America’s favourite everyman takes direction from Steven Spielberg in this Cold War thriller, based on a true story.
He plays a workaday insurance lawyer reluctantly roped in to defend a Soviet spy – Mark Rylance in mesmeric form – and making such a decent fist of it that he gets recruited by the CIA to take part in negotiations which will lead to the exchange of U-2 spy plane pilot Gary Powers and the aforementioned Russkie rascal.
With two such big stars sparking off each other, Spielberg calling the shots and a script shaped in part by the Coen brothers, the pedigree couldn’t be better.
And there are top notch performers in front of and behind the camera in every other department, too.
That means Bridge of Spies is a class act from start to finish, even if the subject matter is a little downbeat and lends itself to dialogue-heavy scenes rather than the pulse-quickening action that you’d find in a traditional thriller.
As for the sniffles, Hanks has never been much of a Method man when it comes to getting into his roles but the real-life laywer of the piece was apparently suffering from a stinking cold while he was beavering away in Berlin trying to thrash out a deal.
Rylance’s runny nose is obviously catching, and Hanks has to make with the hankies – it’s the cold war, do you see what they’re doing here? – as he picks up the bug and undergoes some serious suffering.
There’s not a lot of acting involved, though – apparently he was struck down almost soon as he touched down in the German capital, and the sneezes kept coming throughout the location shoot.
It’s Rylance, still a rare sight on screen, who has won the plaudits, nominated for a best supporting actor Oscar for his understated role.
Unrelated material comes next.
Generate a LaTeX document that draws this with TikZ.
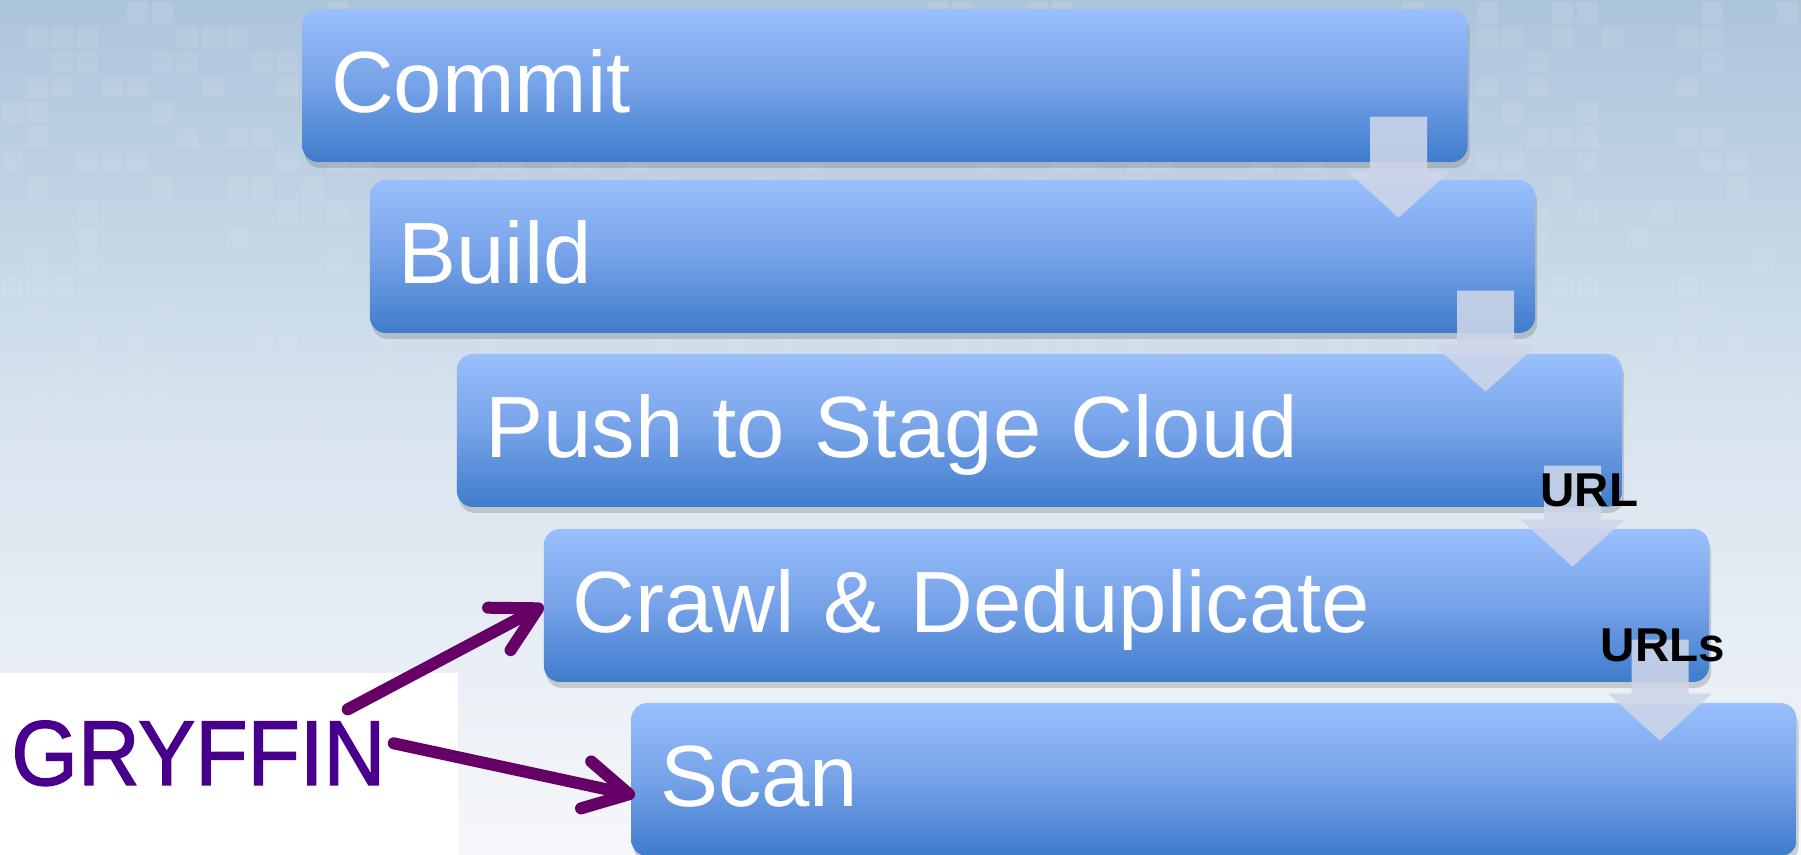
\documentclass[tikz,border=0pt]{standalone}
\usepackage{fontspec}
\setmainfont{Liberation Sans}
\newfontfamily\gryfont[FakeBold=1.6]{Liberation Sans}
\usetikzlibrary{positioning, calc, shadows, arrows.meta}

\definecolor{bgtop}{RGB}{172,196,218}
\definecolor{bgmid}{RGB}{216,228,239}
\definecolor{bgbot}{RGB}{246,247,250}
\definecolor{stagetop}{RGB}{153,191,252}
\definecolor{stagemid}{RGB}{118,162,232}
\definecolor{stagebot}{RGB}{63,124,204}
\definecolor{chevron}{RGB}{206,214,232}
\definecolor{gryink}{RGB}{72,0,140}
\definecolor{grypurple}{RGB}{102,0,102}

% down arrow sitting on the top right part of a stage
\newcommand\stagearrow[1]{%
  \fill[flowarrow] ($(#1.north east)+(-165.5,63)$) -- ++(57,0) -- ++(0,-54) -- ++(23.5,0)
    -- ($(#1.north east)+(-137,-38)$) -- ($(#1.north east)+(-189,9)$) -- ++(23.5,0) -- cycle;
}

\tikzset{
  stage/.style={rectangle, rounded corners=8pt,
    top color=stagetop, bottom color=stagebot, middle color=stagemid,
    drop shadow={shadow xshift=1pt, shadow yshift=-3pt, opacity=.35},
    text=white, font=\fontsize{43.5}{50}\selectfont,
    text width=554pt, align=left, inner xsep=14.3pt, inner ysep=0pt,
    minimum height=76.5pt, text height=33pt, text depth=5.5pt},
  flowarrow/.style={fill=chevron, fill opacity=.88},
  tag/.style={anchor=base, inner sep=0pt, font=\bfseries\fontsize{23.75}{26}\selectfont},
  gryarrow/.style={draw=grypurple, line width=6pt, line cap=round,
    -{Straight Barb[length=22pt, width=24pt, round]}},
}

\begin{document}
\begin{tikzpicture}[x=0.5pt, y=0.5pt, on grid]
    \useasboundingbox (0,0) rectangle (1801,855);
    \fill[top color=bgtop, bottom color=bgbot, middle color=bgmid] (0,0) rectangle (1801,855);
    % faint tiles in the backdrop
    \pgfmathsetseed{11}
    \foreach \i in {0,...,71}{
      \foreach \j in {0,...,23}{
        \pgfmathsetmacro\r{rnd}
        \pgfmathsetmacro\o{0.1*(1-\j/24)}
        \ifdim\r pt<0.28pt
          \fill[white, opacity=\o] (\i*25+2, 853-\j*25) rectangle ++(21,-21);
        \fi
      }
    }
    \fill[white] (0,0) rectangle (458,182);

    \node[stage] (commit) at (885,769.5) {Commit};
    \node[stage, below right=85.5pt and 33.75pt of commit] (build) {Build};
    \node[stage, below right=87pt and 43.5pt of build] (push) {Push to Stage Cloud};
    \node[stage, below right=87.5pt and 43.5pt of push] (crawl) {Crawl \& Deduplicate};
    \node[stage, below right=87pt and 43.75pt of crawl] (scan) {Scan};

    \stagearrow{build}
    \stagearrow{push}
    \stagearrow{crawl}
    \stagearrow{scan}

    \node[tag] (url) at ($(crawl.north east)+(-120,22)$) {URL};
    \node[tag] (urls) at ($(scan.north east)+(-134,41)$) {URLs};

    \node[anchor=base west, inner sep=0pt, text=gryink, font=\gryfont\fontsize{46}{50}\selectfont]
      (gryffin) at (11,70) {\scalebox{0.93}[1]{GRYFFIN}};
    \draw[gryarrow] ($(gryffin.north east)+(-38,11)$) -- (crawl.west);
    \draw[gryarrow] ($(gryffin.east)+(8,10)$) -- ($(scan.west)+(4,-16)$);
\end{tikzpicture}
\end{document}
The minimalist style, familiar to anyone who saw his TV turn in Wolf Hall, works well against the avuncular Hanks, and it’s an impressive double act.
The film itself has been nominated for Best Picture, too, as well as other awards – you can see for yourself whether it might be in with a chance at Royston Picture Palace on Friday and Saturday night, with performances starting at 7.30pm each evening.